Authentication & Authorisation
The initial step involves the user accessing DataGateway, which ensures that users can log in and only access the content they are authorised to view. However, since the proposed system adopts a microservices architecture, it is crucial to implement the necessary security measures to prevent users from bypassing the user interface and directly interacting with the API. The upload back-end component is the service responsible for direct interactions with the respective databases. It verifies user authentication by retrieving the user's session based on their session ID. The ICAT API can be used to fetch the user's session details, confirming their logged-in status and the remaining session duration.
Choice of Frameworks
A meeting has been held with a developer from Zenodo to discuss how they facilitate uploads, whist they admitted their current solution was complex, he expressed a future plan to move to a protocol called tus.io.
tus.io is an open-source, cross-platform protocol designed to facilitate reliable and efficient file uploads over HTTP. It facilitates resumable file uploads, allowing large files to be uploaded in smaller chunks. The protocol provides features like pause/resume functionality, support for parallel uploads, and compatibility with various platforms and programming languages. The Tus protocol includes both client and server interfaces and is based on the core HTTP/1 and HTTP/2 protocols.

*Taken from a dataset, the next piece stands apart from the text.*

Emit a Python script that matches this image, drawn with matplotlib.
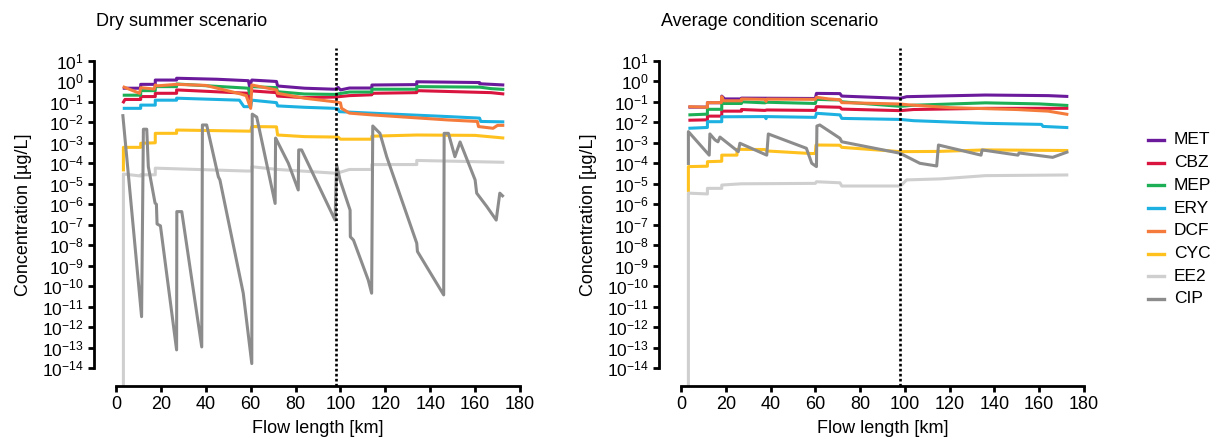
import matplotlib
matplotlib.use("Agg")
import matplotlib.pyplot as plt
from matplotlib.lines import Line2D

plt.rcParams['font.family'] = ['Liberation Sans', 'DejaVu Sans']
plt.rcParams['mathtext.fontset'] = 'custom'
plt.rcParams['mathtext.rm'] = 'Liberation Sans'
plt.rcParams['mathtext.it'] = 'Liberation Sans:italic'
plt.rcParams['mathtext.bf'] = 'Liberation Sans:bold'
plt.rcParams['mathtext.default'] = 'regular'

# ---------------- data (flow length km, concentration ug/L) ----------------
compounds = ["MET", "CBZ", "MEP", "ERY", "DCF", "CYC", "EE2", "CIP"]
colors = ["#6B1A9C", "#D8143F", "#1DAF55", "#1DB1E2", "#F47B3B", "#FFC11E", "#CFCFCF", "#8C8C8C"]
titles = ["Dry summer scenario", "Average condition scenario"]
x_ticks = [0, 20, 40, 60, 80, 100, 120, 140, 160, 180]
y_exponents = list(range(-14, 2))
marker_km = 98

# Dry summer scenario
dry_met_x = [3, 11, 11, 17.5, 17.5, 27, 27, 45, 59, 59.5, 60.5, 71.5, 72, 84, 97.5, 99, 100, 104, 114, 114, 134, 134, 162, 162, 173]
dry_met_c = [0.46, 0.46, 0.71, 0.71, 1.15, 1.15, 1.41, 1.26, 1.07, 0.55, 1.15, 0.98, 0.59, 0.46, 0.41, 0.5, 0.38, 0.47, 0.47, 0.66, 0.69, 0.95, 0.87, 0.76, 0.66]
dry_cbz_x = [3, 4, 11, 11, 17.5, 17.5, 27, 27, 59, 59.5, 60.5, 71.5, 72, 84, 97.5, 104, 114, 114, 134, 134, 167, 173]
dry_cbz_c = [0.085, 0.13, 0.13, 0.18, 0.18, 0.26, 0.26, 0.38, 0.26, 0.14, 0.34, 0.28, 0.19, 0.16, 0.17, 0.2, 0.22, 0.26, 0.28, 0.35, 0.28, 0.24]
dry_mep_x = [3, 11, 11, 17.5, 17.5, 27, 27, 59, 59.5, 60.5, 71.5, 72, 84, 97.5, 104, 114, 114, 134, 134, 162, 167, 173]
dry_mep_c = [0.21, 0.21, 0.35, 0.35, 0.55, 0.55, 0.74, 0.46, 0.25, 0.55, 0.49, 0.31, 0.24, 0.23, 0.3, 0.3, 0.41, 0.41, 0.55, 0.52, 0.44, 0.4]
dry_ery_x = [3, 11, 11, 17.5, 17.5, 27, 27, 55, 57, 60, 60.5, 71.5, 72, 84, 97.5, 99, 99.5, 120, 148, 162, 162.5, 173]
dry_ery_c = [0.048, 0.048, 0.069, 0.069, 0.12, 0.12, 0.15, 0.12, 0.058, 0.058, 0.12, 0.091, 0.063, 0.054, 0.048, 0.045, 0.033, 0.026, 0.019, 0.016, 0.011, 0.0105]
dry_dcf_x = [3, 10.5, 11, 17, 17.5, 18.5, 27, 40, 55, 58, 60, 60.5, 71.5, 72, 84, 97.5, 100, 100.5, 104, 114, 148, 161, 161.5, 168, 170, 173]
dry_dcf_c = [0.55, 0.26, 0.49, 0.42, 0.66, 0.6, 0.71, 0.63, 0.25, 0.2, 0.048, 0.66, 0.38, 0.26, 0.15, 0.1, 0.089, 0.048, 0.028, 0.023, 0.013, 0.011, 0.0062, 0.0051, 0.0071, 0.0071]
dry_cyc_x = [3.3, 3.3, 11, 11, 17.5, 17.5, 27, 27, 59, 60, 60.5, 71.5, 72, 84, 99, 100, 114, 114, 134, 160, 173]
dry_cyc_c = [4e-5, 6e-4, 6e-4, 9.5e-4, 1e-3, 2.9e-3, 2.9e-3, 4.2e-3, 3.7e-3, 3.7e-3, 6.2e-3, 6e-3, 2.4e-3, 2e-3, 1.9e-3, 1.5e-3, 1.5e-3, 2.1e-3, 2.4e-3, 2.3e-3, 1.7e-3]
dry_ee2_x = [3.3, 3.3, 11, 11, 17.5, 17.5, 58, 60.5, 60.5, 72, 97.5, 98.5, 104, 114, 114, 134, 134, 173]
dry_ee2_c = [1e-20, 3e-5, 2.4e-5, 2.75e-5, 2.75e-5, 5.8e-5, 4.2e-5, 4.2e-5, 6.8e-5, 5e-5, 3.3e-5, 3.3e-5, 5e-5, 5e-5, 8.7e-5, 8.7e-5, 1.38e-4, 1.12e-4]
dry_cip_x = [3, 11.4, 12.2, 13.7, 14.4, 17.4, 18.0, 18.3, 19.8, 27.0, 27.1, 29.3, 38.2, 38.5, 40.4, 45.6, 46.3,
             56.7, 60.5, 60.7, 62.7, 70.9, 71.1, 72, 76.8, 81.2, 81.4, 82.7, 97.6, 98.3, 99.8, 104.3, 104.4,
             105.8, 112.4, 113.9, 114.4, 117.6, 120.6, 134, 134.3, 146, 146.2, 148.1, 151, 153.3, 160, 160.7,
             165.2, 169.4, 171, 172.7]
dry_cip_c = [2.5e-2, 3.3e-12, 4.6e-3, 4.6e-3, 6.9e-5, 1.15e-6, 1e-6, 1.1e-7, 8.9e-8, 7.9e-14, 4.4e-7, 4.4e-7, 1.1e-13, 7.4e-3, 7.4e-3, 2.2e-5, 1.55e-5,
             4.6e-11, 1.7e-14, 2.5e-2, 1.8e-2, 1.1e-6, 1.7e-3, 1.1e-3, 1e-4, 5e-6, 4.5e-4, 4.5e-4, 1.7e-7, 8.3e-5, 1.55e-5, 5.2e-7, 2.6e-8,
             1.8e-8, 2e-10, 4.6e-11, 6.6e-3, 2.9e-3, 2.1e-4, 1.26e-8, 5e-9, 3.8e-11, 2.9e-3, 2.9e-3, 2.1e-4, 1.1e-3, 1.55e-5, 3.5e-6,
             7.8e-7, 1.7e-7, 3.5e-6, 2.3e-6]

# Average condition scenario
avg_met_x = [3.3, 11.8, 11.8, 18.2, 18.2, 19.5, 27, 27, 60, 60.5, 71, 71.8, 98, 100.8, 136, 164, 173]
avg_met_c = [0.055, 0.055, 0.09, 0.09, 0.19, 0.138, 0.138, 0.151, 0.145, 0.257, 0.251, 0.19, 0.148, 0.178, 0.214, 0.2, 0.182]
avg_cbz_x = [3.3, 11.8, 11.8, 18.2, 18.2, 27, 27, 37.5, 38.3, 60, 60.5, 71, 71.8, 98, 103.8, 136, 173]
avg_cbz_c = [0.0126, 0.0132, 0.02, 0.02, 0.035, 0.035, 0.042, 0.038, 0.04, 0.038, 0.058, 0.054, 0.044, 0.037, 0.042, 0.048, 0.048]
avg_mep_x = [3.3, 11.8, 11.8, 18.2, 18.2, 27, 27, 37.5, 38.3, 60, 60.5, 66, 71, 71.8, 98, 103.8, 136, 160, 173]
avg_mep_c = [0.023, 0.025, 0.043, 0.043, 0.083, 0.083, 0.1, 0.089, 0.095, 0.083, 0.132, 0.126, 0.123, 0.1, 0.06, 0.068, 0.089, 0.079, 0.066]
avg_ery_x = [3.3, 11.8, 11.8, 18.2, 18.2, 37.5, 38, 38.3, 60, 60.5, 71, 71.8, 98, 103.8, 136, 161, 161.7, 173]
avg_ery_c = [0.0051, 0.0056, 0.0107, 0.0107, 0.0186, 0.019, 0.015, 0.019, 0.0174, 0.0275, 0.023, 0.0155, 0.0138, 0.012, 0.0089, 0.0079, 0.0063, 0.0055]
avg_dcf_x = [3.3, 11.8, 11.8, 18, 18.2, 19, 27, 27, 37.5, 38, 38.3, 60, 60.5, 66, 71, 71.8, 98, 101, 120, 150, 164, 173]
avg_dcf_c = [0.058, 0.054, 0.091, 0.091, 0.178, 0.112, 0.112, 0.138, 0.132, 0.105, 0.135, 0.132, 0.166, 0.138, 0.126, 0.091, 0.078, 0.072, 0.052, 0.042, 0.035, 0.024]
avg_cyc_x = [3.3, 3.3, 11.8, 11.8, 18.2, 18.2, 25, 25, 37.5, 38.3, 58, 60, 60.3, 71, 71.8, 98, 115, 136, 173]
avg_cyc_c = [4e-6, 6.9e-5, 7.2e-5, 1.2e-4, 1.26e-4, 2.5e-4, 2.5e-4, 4.8e-4, 4.7e-4, 4e-4, 3e-4, 3e-4, 7.8e-4, 7.6e-4, 6e-4, 3.7e-4, 3.8e-4, 4.5e-4, 4.2e-4]
avg_ee2_x = [3.3, 3.3, 11.8, 11.8, 18.2, 18.2, 27, 60, 60.5, 71, 71.8, 98, 100.8, 116, 136, 173]
avg_ee2_c = [1e-20, 3.5e-6, 3.2e-6, 6e-6, 6e-6, 8.7e-6, 1e-5, 1.05e-5, 1.26e-5, 1.12e-5, 7.8e-6, 7.8e-6, 1.55e-5, 1.74e-5, 2.5e-5, 2.7e-5]
avg_cip_x = [3.3, 3.3, 12.6, 12.9, 15.2, 16.5, 17.4, 25.6, 26.3, 38.3, 39, 56, 58.4, 60.5, 60.7, 62, 71, 71.8,
             97.8, 106.7, 114.2, 115, 134, 134.5, 150.5, 151, 166, 173]
avg_cip_c = [8.3e-5, 3.5e-3, 2.5e-4, 2.7e-3, 1.38e-3, 1.12e-3, 1.9e-3, 3.7e-4, 9.5e-4, 2.5e-4, 2.7e-3, 5.4e-4, 1e-4, 6.9e-5, 6.6e-3, 7.4e-3, 1.66e-3, 1.12e-3,
             3.1e-4, 1e-4, 7.4e-5, 7.8e-4, 2.5e-4, 4.5e-4, 2.5e-4, 3.2e-4, 1.95e-4, 3.7e-4]

dry_series = [(dry_met_x, dry_met_c), (dry_cbz_x, dry_cbz_c), (dry_mep_x, dry_mep_c), (dry_ery_x, dry_ery_c),
              (dry_dcf_x, dry_dcf_c), (dry_cyc_x, dry_cyc_c), (dry_ee2_x, dry_ee2_c), (dry_cip_x, dry_cip_c)]
avg_series = [(avg_met_x, avg_met_c), (avg_cbz_x, avg_cbz_c), (avg_mep_x, avg_mep_c), (avg_ery_x, avg_ery_c),
              (avg_dcf_x, avg_dcf_c), (avg_cyc_x, avg_cyc_c), (avg_ee2_x, avg_ee2_c), (avg_cip_x, avg_cip_c)]

# ---------------- layout ----------------
W, H = 1213, 438
fig = plt.figure(figsize=(W / 100, H / 100), dpi=100)

panels = [
    # spine_px, x0_px, x180_px
    (94, 116, 520),
    (659, 681, 1084),
]
top_px, bottom_px = 60.8, 386.0
dec_px = 20.5
ylow = 10 ** (-14 - (bottom_px - 368.3) / dec_px)

for (spine_px, x0_px, x180_px), title, series in zip(panels, titles, [dry_series, avg_series]):
    ax = fig.add_axes([spine_px / W, 1 - bottom_px / H, (x180_px - spine_px) / W, (bottom_px - top_px) / H])
    ppk = (x180_px - x0_px) / 180.0
    ax.set_xlim(-(x0_px - spine_px) / ppk, 180)
    ax.set_yscale('log')
    ax.set_ylim(ylow, 10)

    for (xs, cs), col in zip(series, colors):
        ax.plot(xs, cs, color=col, lw=2.2, solid_joinstyle='round', solid_capstyle='butt')

    ax.axvline(marker_km, ymin=0, ymax=1.04, color='black', lw=1.9,
               linestyle=(0, (1, 0.9)), clip_on=False)

    for s in ['top', 'right']:
        ax.spines[s].set_visible(False)
    ax.spines['left'].set_bounds(1e-14, 10)
    ax.spines['bottom'].set_bounds(0, 180)
    for s in ['left', 'bottom']:
        ax.spines[s].set_linewidth(2.0)

    ax.set_xticks(x_ticks)
    ax.set_xticklabels([str(v) for v in x_ticks])
    ax.set_yticks([10.0 ** e for e in y_exponents])
    ax.set_yticklabels(['$10^{%d}$' % e for e in y_exponents])
    ax.yaxis.set_minor_locator(matplotlib.ticker.NullLocator())
    ax.tick_params(axis='both', which='major', direction='out', length=4.5, width=2.0, color='black')
    ax.tick_params(axis='x', labelsize=13, pad=3)
    ax.tick_params(axis='y', labelsize=12.5, pad=3)

    ax.set_xlabel('Flow length [km]', fontsize=13)
    ax.xaxis.set_label_coords(((x0_px + x180_px) / 2 - spine_px) / (x180_px - spine_px),
                              -(420 - bottom_px) / (bottom_px - top_px))
    ax.set_ylabel('Concentration [µg/L]', fontsize=13)
    ax.yaxis.set_label_coords(-62 / (x180_px - spine_px),
                              (bottom_px - 214.5) / (bottom_px - top_px))

    fig.text((spine_px + 2) / W, 1 - 22 / H, title, fontsize=13, va='center', ha='left')

# legend (manual, in figure pixels)
leg_y0, leg_dy = 140, 22.7
for i, (name, col) in enumerate(zip(compounds, colors)):
    y = 1 - (leg_y0 + i * leg_dy) / H
    fig.add_artist(Line2D([1148 / W, 1164 / W], [y, y], transform=fig.transFigure, color=col, lw=2.4))
    fig.text(1174 / W, y, name, fontsize=12.5, va='center', ha='left')

fig.savefig('out.png', dpi=100)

Uppy is an open-source JavaScript library that simplifies the process of handling file uploads in web applications. It provides users with a customisable user interface for selecting, uploading, and managing files from various sources, such as local devices, cloud storage services, and remote URLs. Uppy facilitates drag-and-drop functionality (Figure 4), real-time progress indicators and support for chunked uploads (Uppy, 2023). This, combined with the tus.io protocol, could provide a robust solution for the resumable upload of large files.